The laminations are grain oriented silicon steel from 1976.
The core is called EI 138
The stack height is 1.109 inches (including enamel coating)
The length along the leg side is 2.85 inches
The width across the 3 legs is 1.375"
The primary winding is 212 turns of #20 single enameled magnet wire.

What is the RMS idle current at 123.0 VAC RMS applied input?

Hi there,


We also need to know what kind of material it is and what thickness the laminations are
and what the frequency of operation is. I'll assume 1x1 interleaving just to keep it simple.
Also, the stack height is about 1.1 inches but just to make sure is the center width about 1.375 inches across or something else? That's the width of the center portion of the core only.

We know the primary turns, that's good, and we know the operating voltage, that's good too.
Now we need to specify the center width and type of material and frequency.

I could not find any data on line for a core EI138 of any type of material (didnt look real hard yet though) but i do have data for a core EI1 1/2 (that's EI one and a half) which may be close to the size you are talking about. I have data from about the same period for core types M19 26 gauge, M6 Orthosil 29 gauge, and Orthosil 0.006 inch. I also have 10KGauss data for a few other cores on hand, but anything else would have to be obtained from the manufacturer.

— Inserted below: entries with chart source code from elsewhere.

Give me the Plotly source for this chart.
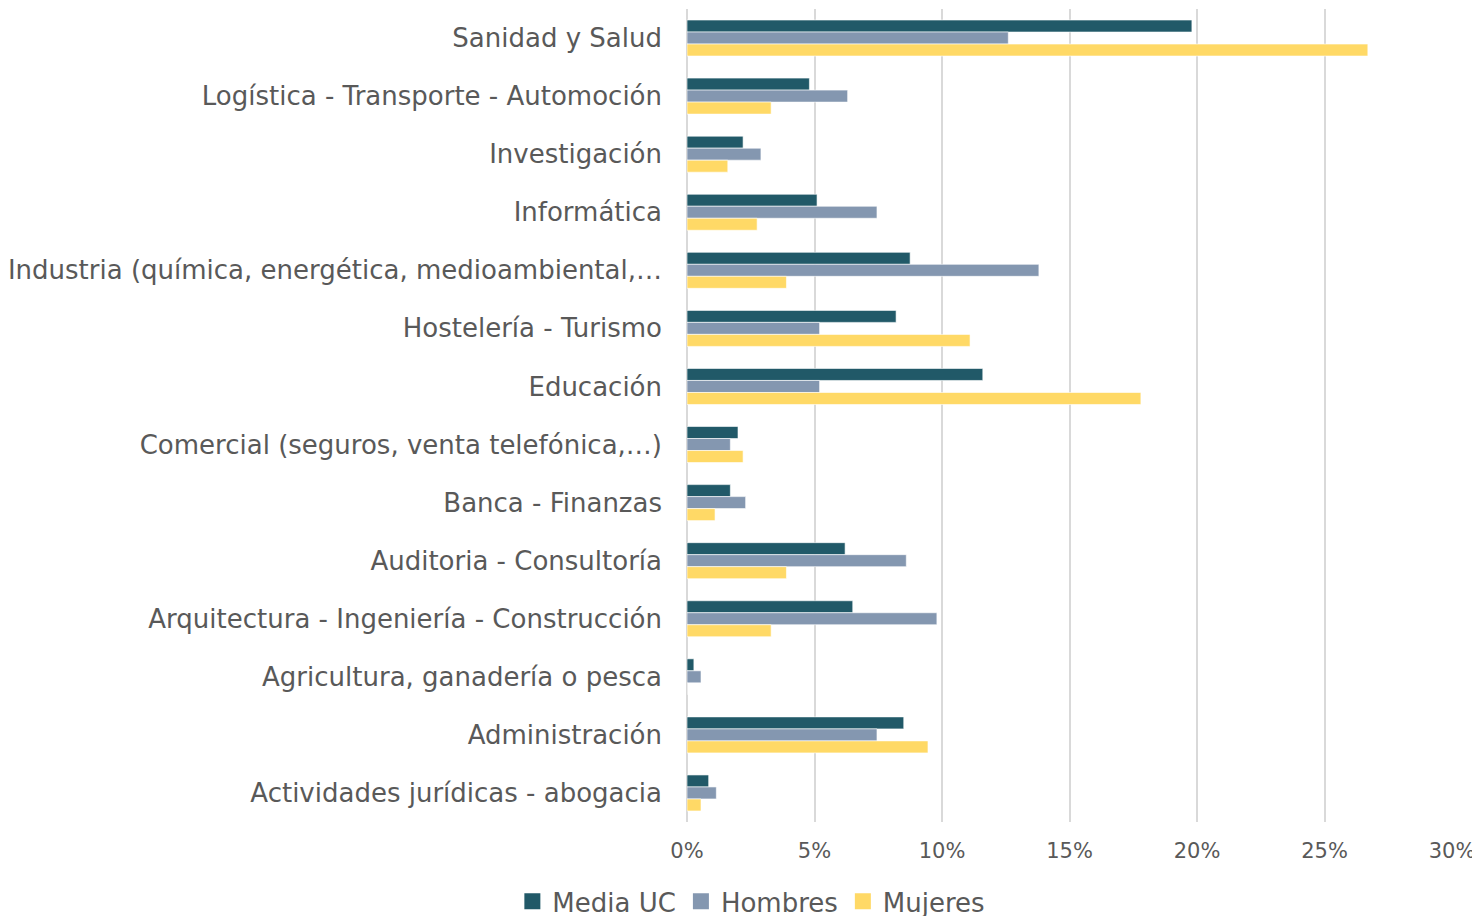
import plotly.graph_objects as go

categories = [
    "Sanidad y Salud",
    "Logística - Transporte - Automoción",
    "Investigación",
    "Informática",
    "Industria (química, energética, medioambiental,…",
    "Hostelería - Turismo",
    "Educación",
    "Comercial (seguros, venta telefónica,…)",
    "Banca - Finanzas",
    "Auditoria - Consultoría",
    "Arquitectura - Ingeniería - Construcción",
    "Agricultura, ganadería o pesca",
    "Administración",
    "Actividades jurídicas - abogacia",
]
media_uc = [19.8, 4.8, 2.2, 5.1, 8.75, 8.2, 11.6, 2.0, 1.7, 6.2, 6.5, 0.27, 8.5, 0.85]
hombres = [12.6, 6.3, 2.9, 7.45, 13.8, 5.2, 5.2, 1.7, 2.3, 8.6, 9.8, 0.55, 7.45, 1.15]
mujeres = [26.7, 3.3, 1.6, 2.75, 3.9, 11.1, 17.8, 2.2, 1.1, 3.9, 3.3, 0.0, 9.45, 0.55]
x_ticks = [0, 5, 10, 15, 20, 25, 30]

series = [("Media UC", media_uc, "#215968"), ("Hombres", hombres, "#8497B0"), ("Mujeres", mujeres, "#FFD966")]

fig = go.Figure()
for name, vals, col in series:
    fig.add_trace(go.Bar(
        y=categories, x=vals, name=name, orientation="h", legendgroup=name,
        showlegend=False,
        marker=dict(color=col, line=dict(color="rgba(255,255,255,0.6)", width=1)),
    ))
# legend proxies with larger square symbols
for name, vals, col in series:
    fig.add_trace(go.Scatter(
        x=[None], y=[None], mode="markers", name=name, legendgroup=name,
        marker=dict(symbol="square", size=16, color=col),
        showlegend=True, hoverinfo="skip",
    ))

fig.update_layout(
    width=1472, height=908,
    barmode="group", bargap=0.38, bargroupgap=0,
    plot_bgcolor="white", paper_bgcolor="white",
    margin=dict(l=679, r=28, t=1, b=94),
    font=dict(family="DejaVu Sans, Verdana, sans-serif", color="#595959"),
    legend=dict(orientation="h", x=0.505, xanchor="center", xref="container",
                y=0.016, yanchor="middle", yref="container",
                font=dict(size=26, color="#595959"),
                itemwidth=30, tracegroupgap=0),
    showlegend=True,
)
fig.update_xaxes(
    range=[0, 30], tickvals=x_ticks, ticktext=[f"{v}%" for v in x_ticks],
    showgrid=True, gridcolor="#D9D9D9", gridwidth=2,
    zeroline=True, zerolinecolor="#D9D9D9", zerolinewidth=2,
    tickfont=dict(size=21, color="#595959"),
    ticks="", showline=False, ticklabelstandoff=14,
)
fig.update_yaxes(
    autorange="reversed", type="category",
    tickfont=dict(size=26, color="#595959"),
    ticks="", showline=False, ticklabelstandoff=24,
)
fig.write_html("out.html")
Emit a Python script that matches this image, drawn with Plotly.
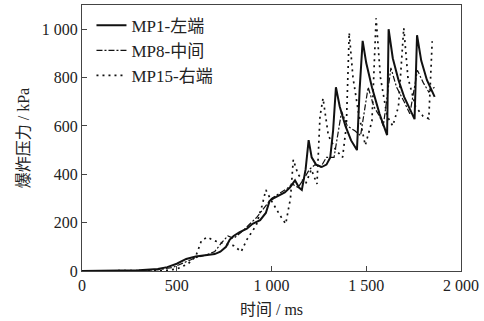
import plotly.graph_objects as go

# MP1 - left end (solid)
mp1_t = [0,100,200,300,400,450,500,550,600,650,700,730,760,780,800,830,870,900,940,970,990,1010,1045,1070,1097,1124,1145,1160,1180,1196,1212,1235,1265,1290,1310,1325,1340,1360,1390,1420,1451,1465,1481,1500,1530,1570,1610,1618,1640,1670,1700,1730,1755,1768,1790,1820,1861]
mp1_p = [0,0,1,3,8,16,30,50,60,64,70,80,100,130,145,160,175,195,210,240,290,300,315,325,345,375,345,335,420,541,470,440,430,440,470,580,760,680,600,540,500,750,952,860,760,650,562,1000,880,790,720,670,628,975,870,790,720]

# MP8 - middle (dash-dot)
mp8_t = [0,200,400,480,540,600,650,700,740,770,800,840,880,920,960,1000,1040,1080,1110,1140,1170,1200,1230,1260,1290,1330,1370,1400,1440,1470,1510,1540,1570,1590,1630,1660,1700,1730,1770,1800,1830,1860]
mp8_p = [0,0,5,15,35,55,65,80,120,145,135,160,190,220,260,300,320,340,360,345,380,420,440,430,470,470,660,600,580,560,760,680,640,600,840,760,700,650,830,780,740,760]

# MP15 - right end (dotted)
mp15_t = [0,300,450,500,560,600,630,660,700,760,800,840,870,920,950,970,1000,1045,1075,1100,1115,1140,1180,1210,1240,1256,1272,1300,1340,1375,1395,1410,1430,1460,1495,1530,1552,1575,1610,1640,1670,1698,1720,1760,1800,1830,1848]
mp15_p = [0,0,3,8,30,60,125,140,125,110,105,80,130,190,270,335,290,230,195,300,460,400,360,420,360,640,714,560,500,470,600,985,800,650,520,620,1045,800,640,600,680,1005,800,680,640,630,950]

x_tickvals = [0, 500, 1000, 1500, 2000]
x_ticktext = ["0", "500", "1 000", "1 500", "2 000"]
y_tickvals = [0, 200, 400, 600, 800, 1000]
y_ticktext = ["0", "200", "400", "600", "800", "1 000"]

FONT = "Liberation Serif, Times New Roman, Noto Sans CJK SC, serif"

fig = go.Figure()
fig.add_trace(go.Scatter(x=mp1_t, y=mp1_p, mode="lines", name="MP1-左端",
                         line=dict(color="#111", width=2)))
fig.add_trace(go.Scatter(x=mp8_t, y=mp8_p, mode="lines", name="MP8-中间",
                         line=dict(color="#111", width=1.2, dash="6px,2px,2px,2px")))
fig.add_trace(go.Scatter(x=mp15_t, y=mp15_p, mode="lines", name="MP15-右端",
                         line=dict(color="#111", width=1.7, dash="2px,4px")))

fig.update_layout(
    width=484, height=321,
    margin=dict(l=82, r=23, t=5, b=50),
    paper_bgcolor="white", plot_bgcolor="white",
    font=dict(family=FONT, size=16, color="#222"),
    showlegend=True,
    legend=dict(x=0.025, y=0.99, xanchor="left", yanchor="top",
                bgcolor="rgba(0,0,0,0)", font=dict(family=FONT, size=17, color="#222"),
                itemwidth=30, tracegroupgap=0),
)
fig.update_xaxes(range=[0, 2000], tickvals=x_tickvals, ticktext=x_ticktext,
                 ticks="inside", ticklen=5, tickcolor="#444",
                 showline=True, linecolor="#444", linewidth=1.2, mirror=True,
                 showgrid=False, zeroline=False,
                 title=dict(text="时间 / ms", font=dict(family=FONT, size=16), standoff=10))
fig.update_yaxes(range=[0, 1100], tickvals=y_tickvals, ticktext=y_ticktext,
                 ticks="inside", ticklen=5, tickcolor="#444",
                 showline=True, linecolor="#444", linewidth=1.2, mirror=True,
                 showgrid=False, zeroline=False,
                 title=dict(text="爆炸压力 / kPa", font=dict(family=FONT, size=16), standoff=8))

fig.write_html("out.html", config={"displayModeBar": False},
               post_script="document.body.style.margin='0';document.body.style.padding='0';")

Basically the procedure would go something like this...
1. Using the dimensional data, calculate the weight
2. Using the voltage and frequency, calculate the flux density
3. Find the right curve for the right material at the right frequency with the same interleaving
4. Look up the exciting volt amperes per pound
5. Multiply the pounds times the value found in step 4 above


If we dont know and can not get the right material data, we can estimate but from the data i have i can already see that with different materials we can see a difference of 2 to 1 in the exciting volt amperes, so it would be best to know the material type too.

If we can not get the right material data i can give an example of a core using some known type of material (with published data) if that would help.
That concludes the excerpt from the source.